The Washington County Board of Commissioners has settled on a fiscal year 2013 budget that’s about 2 percent lower than this year’s budget.
The total approved budget is $285.2 million, compared to $290.8 million for the current fiscal year. Fiscal year 2013 starts July 1.
The total budget for the coming year is made up of a $239.9 million operating budget — with a general fund staying practically flat — and a $45.3 million capital budget.
The county’s property tax rate will remain at 94.8 cents per $100 of assessed value, where it has stood since 2001.
For a house assessed at $150,000, the property-tax bill would be $1,422.
Washington County Administrator Gregory B. Murray said the county had the lowest-per capita spending among the state’s 23 counties and municipalities for three straight years, but dropped to third in the most recent rankings, based on the fiscal year 2012 budget.
Murray said the county considers education one of its priorities.
In fiscal year 2009, the county increased education funding $1.2 million over the minimum mandatory level, known as the “maintenance of effort” level, creating a new baseline.
The following year, the county added another $1.6 million to the new baseline, which also rose as the school system’s student enrollment grew.
Teacher-pension cost shift
One of the county’s top challenges in the fiscal year 2013 budget was paying for a new shift in teacher-pension costs.
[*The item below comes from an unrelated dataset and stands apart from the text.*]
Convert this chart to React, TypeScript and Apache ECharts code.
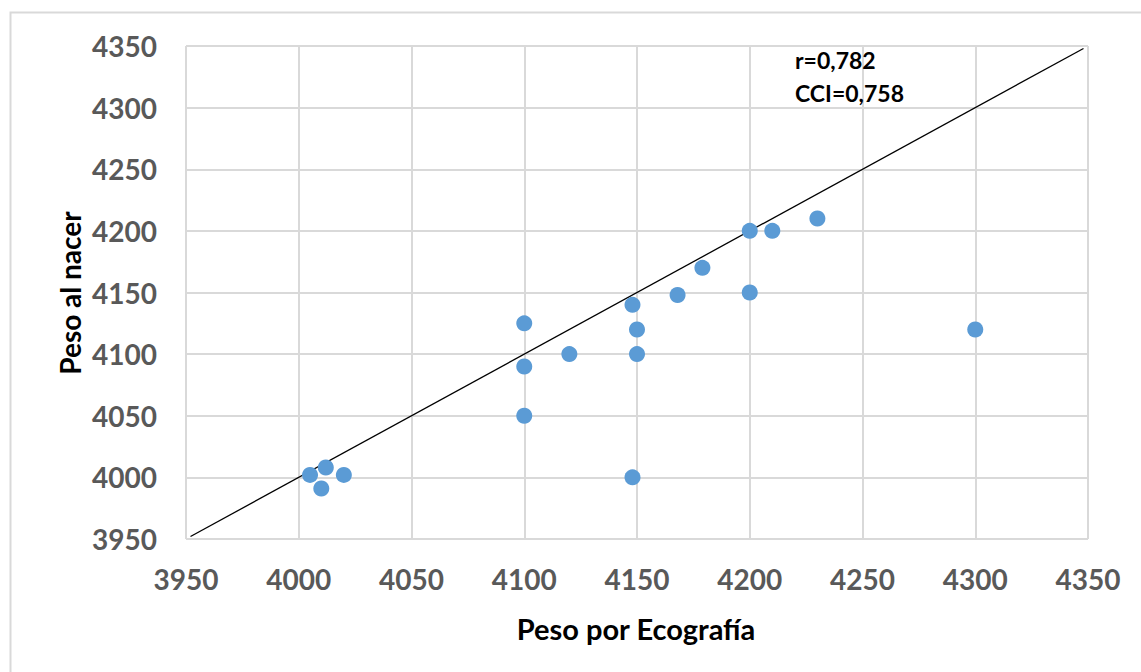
import React, { useEffect, useRef } from "react";
import * as echarts from "echarts";

const ecografia = [4005, 4012, 4020, 4010, 4100, 4100, 4100, 4120, 4148, 4150, 4150, 4148, 4168, 4179, 4200, 4210, 4200, 4230, 4300];
const nacer = [4002, 4008, 4002, 3991, 4125, 4090, 4050, 4100, 4140, 4120, 4100, 4000, 4148, 4170, 4200, 4200, 4150, 4210, 4120];
const identityLine = [3952, 4348];
const axisMin = 3950;
const axisMax = 4350;
const axisStep = 50;
const xTitle = "Peso por Ecografía";
const yTitle = "Peso al nacer";
const notes = ["r=0,782", "CCI=0,758"];

const FONT = "Lato";

export default function App() {
  const ref = useRef<HTMLDivElement>(null);
  useEffect(() => {
    document.body.style.margin = "0";
    const chart = echarts.init(ref.current!, null, { renderer: "svg" });
    const axisCommon = {
      type: "value",
      min: axisMin,
      max: axisMax,
      interval: axisStep,
      axisLine: { show: false },
      axisTick: { show: false },
      splitLine: { show: true, lineStyle: { color: "#D9D9D9", width: 2 } },
    };
    const labelCommon = {
      color: "#595959",
      fontFamily: FONT,
      fontWeight: "bold",
      fontSize: 28,
      formatter: (v: number) => String(v),
    };
    chart.setOption({
      animation: false,
      backgroundColor: "#ffffff",
      grid: { left: 186, top: 46, right: 53, bottom: 133 },
      xAxis: { ...axisCommon, axisLabel: { ...labelCommon, margin: 26 } },
      yAxis: { ...axisCommon, axisLabel: { ...labelCommon, margin: 29 } },
      graphic: [
        {
          type: "rect",
          shape: { x: 10.5, y: 12.5, width: 1300, height: 800 },
          style: { fill: "none", stroke: "#D9D9D9", lineWidth: 2 },
          silent: true,
          z: -10,
        },
        {
          type: "text",
          x: 636,
          y: 628,
          z: 100,
          style: { text: xTitle, fill: "#000", font: `bold 29px ${FONT}`, align: "center", verticalAlign: "middle" },
        },
        {
          type: "text",
          x: 70,
          y: 293,
          rotation: Math.PI / 2,
          z: 100,
          style: { text: yTitle, fill: "#000", font: `bold 28px ${FONT}`, align: "center", verticalAlign: "middle" },
        },
        {
          type: "text",
          x: 795,
          y: 60,
          z: 100,
          style: { text: notes[0], fill: "#000", font: `bold 23px ${FONT}`, align: "left", verticalAlign: "middle" },
        },
        {
          type: "text",
          x: 795,
          y: 93,
          z: 100,
          style: { text: notes[1], fill: "#000", font: `bold 23px ${FONT}`, align: "left", verticalAlign: "middle" },
        },
      ],
      series: [
        {
          type: "line",
          data: identityLine.map((v) => [v, v]),
          showSymbol: false,
          symbol: "none",
          lineStyle: { color: "#000", width: 1.3 },
          silent: true,
          z: 3,
        },
        {
          type: "scatter",
          data: ecografia.map((x, i) => [x, nacer[i]]),
          symbolSize: 16,
          itemStyle: { color: "#5B9BD5", opacity: 1 },
          z: 4,
        },
      ],
    });
    return () => chart.dispose();
  }, []);
  return <div ref={ref} style={{ position: "absolute", left: 0, top: 0, width: 1141, height: 672 }} />;
}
For many years, the state covered the cost of pensions for public-school teachers even though the counties paid their salaries. This year, though, the Maryland General Assembly decided to force counties to start taking on pension costs.
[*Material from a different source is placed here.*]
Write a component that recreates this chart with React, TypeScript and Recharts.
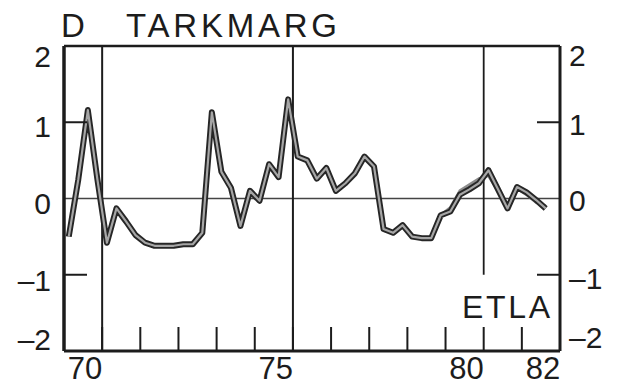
import { LineChart, Line, XAxis, YAxis, ReferenceLine } from 'recharts'

const INK = '#1c1c1c'
const FONT = '"Liberation Sans", Arial, Helvetica, sans-serif'

const FIRST_YEAR = 1970
const LAST_YEAR = 1983

// quarterly values from 1970Q1
const tarkmarg = [
  -0.5, 0.25, 1.16, 0.25, -0.58, -0.13, -0.3, -0.48,
  -0.58, -0.62, -0.62, -0.62, -0.6, -0.6, -0.45, 1.13,
  0.35, 0.14, -0.36, 0.1, -0.03, 0.45, 0.28, 1.3,
  0.55, 0.5, 0.26, 0.4, 0.1, 0.2, 0.33, 0.55,
  0.42, -0.4, -0.45, -0.35, -0.5, -0.52, -0.52, -0.22,
  -0.17, 0.05, 0.12, 0.2, 0.37, 0.12, -0.13, 0.15,
  0.08, -0.02, -0.13,
]

// second (lighter) series where it separates from the first one
const FORECAST_START = 39
const forecast = [-0.22, -0.12, 0.1, 0.18, 0.26, 0.3, 0.1, -0.08, 0.13, 0.05, -0.05, -0.1]

const yTicks = [-2, -1, 0, 1, 2]
const yearTicks = [1971, 1972, 1973, 1974, 1975, 1976, 1977, 1978, 1979, 1980, 1981, 1982]
const yearLabels = [1970, 1975, 1980, 1982]

const data = tarkmarg.map((v, i) => ({
  t: FIRST_YEAR + (i + 0.5) / 4,
  actual: v,
  forecast: i >= FORECAST_START ? forecast[i - FORECAST_START] : null,
}))

const yLabel = (v: number) => (v < 0 ? `\u2013${-v}` : String(v))

function XTick({ x, y, payload }: any) {
  const v = payload.value
  if (Number.isInteger(v)) {
    return <line x1={x} x2={x} y1={y} y2={y - 24} stroke={INK} strokeWidth={2} />
  }
  return (
    <text x={x + 2} y={y + 28} textAnchor="middle" fontSize={31} fontFamily={FONT} fill={INK}>
      {String(Math.floor(v)).slice(2)}
    </text>
  )
}

const LEFT_DY: Record<number, number> = { 2: 21, 1: 15, 0: 15, [-1]: 16, [-2]: -1 }
const RIGHT_DY: Record<number, number> = { 2: 20, 1: 13, 0: 12, [-1]: 14, [-2]: -3 }

function LeftTick({ x, y, payload }: any) {
  const v = payload.value
  return (
    <g>
      {Math.abs(v) === 1 && <line x1={x} x2={x + 23} y1={y} y2={y} stroke={INK} strokeWidth={2} />}
      <text x={x - 13} y={y + LEFT_DY[v]} textAnchor="end" fontSize={30} fontFamily={FONT} fill={INK}>
        {yLabel(v)}
      </text>
    </g>
  )
}

function RightTick({ x, y, payload }: any) {
  const v = payload.value
  return (
    <g>
      {Math.abs(v) === 1 && <line x1={x - 23} x2={x} y1={y} y2={y} stroke={INK} strokeWidth={2} />}
      <text x={x + 9} y={y + RIGHT_DY[v]} textAnchor="start" fontSize={30} fontFamily={FONT} fill={INK}>
        {yLabel(v)}
      </text>
    </g>
  )
}

export default function App() {
  return (
    <div style={{ position: 'absolute', left: 0, top: 0, width: 620, height: 386, background: '#fff' }}>
      <LineChart width={620} height={386} data={data} margin={{ top: 46, right: 10, left: 14, bottom: 0 }}>
        <XAxis
          type="number"
          dataKey="t"
          domain={[FIRST_YEAR, LAST_YEAR]}
          ticks={[...yearTicks, ...yearLabels.map((y) => y + 0.5)]}
          interval={0}
          tickSize={0}
          tickMargin={0}
          axisLine={false}
          tickLine={false}
          tick={XTick}
          height={35}
          allowDataOverflow
        />
        <YAxis
          yAxisId="left"
          domain={[-2, 2]}
          ticks={yTicks}
          interval={0}
          width={50}
          tickSize={0}
          tickMargin={0}
          axisLine={false}
          tickLine={false}
          tick={LeftTick}
        />
        <YAxis
          yAxisId="right"
          orientation="right"
          domain={[-2, 2]}
          ticks={yTicks}
          interval={0}
          width={50}
          tickSize={0}
          tickMargin={0}
          axisLine={false}
          tickLine={false}
          tick={RightTick}
        />

        <ReferenceLine yAxisId="left" y={0} stroke="#444" strokeWidth={1.5} />
        <ReferenceLine yAxisId="left" x={1971} stroke={INK} strokeWidth={2} />
        <ReferenceLine yAxisId="left" x={1976} stroke={INK} strokeWidth={2} />
        <ReferenceLine
          yAxisId="left"
          segment={[{ x: 1981, y: 2 }, { x: 1981, y: -1 }]}
          stroke={INK}
          strokeWidth={1.8}
        />
        <ReferenceLine yAxisId="left" y={2} stroke={INK} strokeWidth={2.5} />
        <ReferenceLine yAxisId="left" y={-2} stroke={INK} strokeWidth={3} />
        <ReferenceLine yAxisId="left" x={FIRST_YEAR} stroke={INK} strokeWidth={3.5} />
        <ReferenceLine yAxisId="left" x={LAST_YEAR} stroke={INK} strokeWidth={3} />

        <Line
          yAxisId="left"
          dataKey="forecast"
          stroke="#8c8c8c"
          strokeWidth={3}
          dot={false}
          strokeLinejoin="round"
          connectNulls={false}
          isAnimationActive={false}
        />
        <Line
          yAxisId="left"
          dataKey="actual"
          stroke="#262626"
          strokeWidth={6}
          dot={false}
          strokeLinejoin="round"
          isAnimationActive={false}
        />
        <Line
          yAxisId="right"
          dataKey="actual"
          stroke="#a6a6a6"
          strokeWidth={2.2}
          dot={false}
          strokeLinejoin="round"
          isAnimationActive={false}
        />
      </LineChart>

      <svg
        width={620}
        height={386}
        style={{ position: 'absolute', left: 0, top: 0, pointerEvents: 'none' }}
        fontFamily={FONT}
        fill={INK}
      >
        <text x={61} y={37} fontSize={33}>D</text>
        <text x={126} y={37} fontSize={33} textLength={211} lengthAdjust="spacing">TARKMARG</text>
        <text x={462} y={318} fontSize={32} textLength={88} lengthAdjust="spacing">ETLA</text>
      </svg>
    </div>
  )
}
A cost-sharing plan was in the works during the legislature’s regular session at the beginning of the year, but time ran out before the legislature could pass it.
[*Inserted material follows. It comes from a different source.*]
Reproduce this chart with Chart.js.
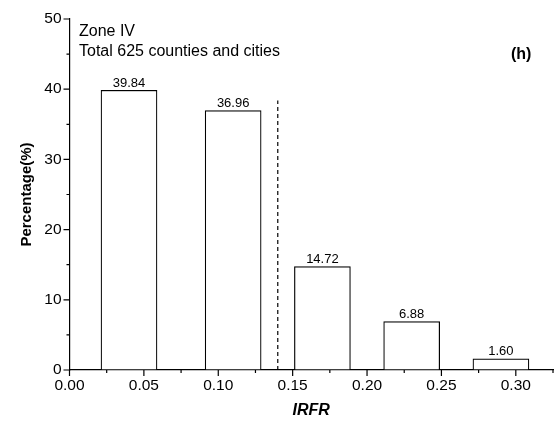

The General Assembly reconvened in May and agreed on a modified plan in which the cost shift is phased in over four years.
It wasn’t until the special session was over in mid-May that the counties knew what their share of the pension costs would be. For Washington County, it will be about $3.1 million the first year and rise to about $4.8 million in the fourth year.
Each year, the new pension costs will be wrapped into the baseline funding level that counties must pay.
On June 5, Murray offered the county commissioners three choices for offsetting the new $3.1 million pension expense — raise the property tax, taper off payments to the county employee pension fund or stop paying for a $3.3 million school-nurse program.
The first two choices were rejected quickly. The third was adopted with the understanding that the school system planned to step in and continue a school-nurse program, although possibly different than the current one in scope and cost.
The cut to that program has turned into a controversy, as the health department has laid off all 76 employees in the program because of uncertainty about funding in the next fiscal year. The school system has not yet come up with a specific plan to continue the health-services program.
Murray said some residents suggested that the commissioners raise taxes and continue paying for the school-nurse program. However, a 5 percent tax hike — about $70 on a home assessed at $150,000 — could prevent someone from getting a prescription or groceries he or she needs.
Capital budget decrease
The county’s fiscal year 2013 capital budget, at $45.3 million, is about 8.4 percent less than this year’s capital budget.
Murray said the county estimates each year how much debt it can afford as a guide to forming a capital-project budget.
For fiscal year 2013, the debt level for capital projects was set at $14 million.
However, the commissioners, at the insistence of their president, Terry Baker, have agreed to use up to $2 million in expected savings from certain projects to cut the debt level to $12 million.
Water and sewer rates will increase in the coming year — 3 percent for the average water user, 2.9 percent for the average sewer user.
Murray said this year’s budget will include a one-time $1,000 stipend for all full-time county employees, after three years in which employees didn’t get any boost in their pay.
In addition, county employees will get a half-step raise starting Jan. 1.
Murray said one of the other important changes this coming year is that the county will direct about $1.6 million to its employee pension fund, which has been underfunded, meaning it has less in assets than in liabilities.
Murray said the county’s pension fund is at almost 80 percent and the new $1.6 million will push it higher.
The $1.6 million is coming from several sources.
The state’s decision that localities no longer have to repay an income-tax reserve will result in a savings of about $614,000 for Washington County.
The county also expects to get about $200,000 because of new increases in the state income tax, about $400,000 because of a larger assessable base and $200,000 because of improving investments.
Another $200,000 will come from reserves, which will be scaled back to correspond with overall spending. Murray said the county tries to keep its reserves at about 17 percent.
He said the $1.6 million infusion to the pension fund is significant for maintaining the county’s AA bond rating. Rating agencies were leery about the county having an underfunded pension fund at the same time counties were taking on new teacher-pension liability, he said.
Murray said the number of county employees has declined through attrition, meaning positions are cut once they become vacant.
The county had 780 employees four years ago and now has 743, he said.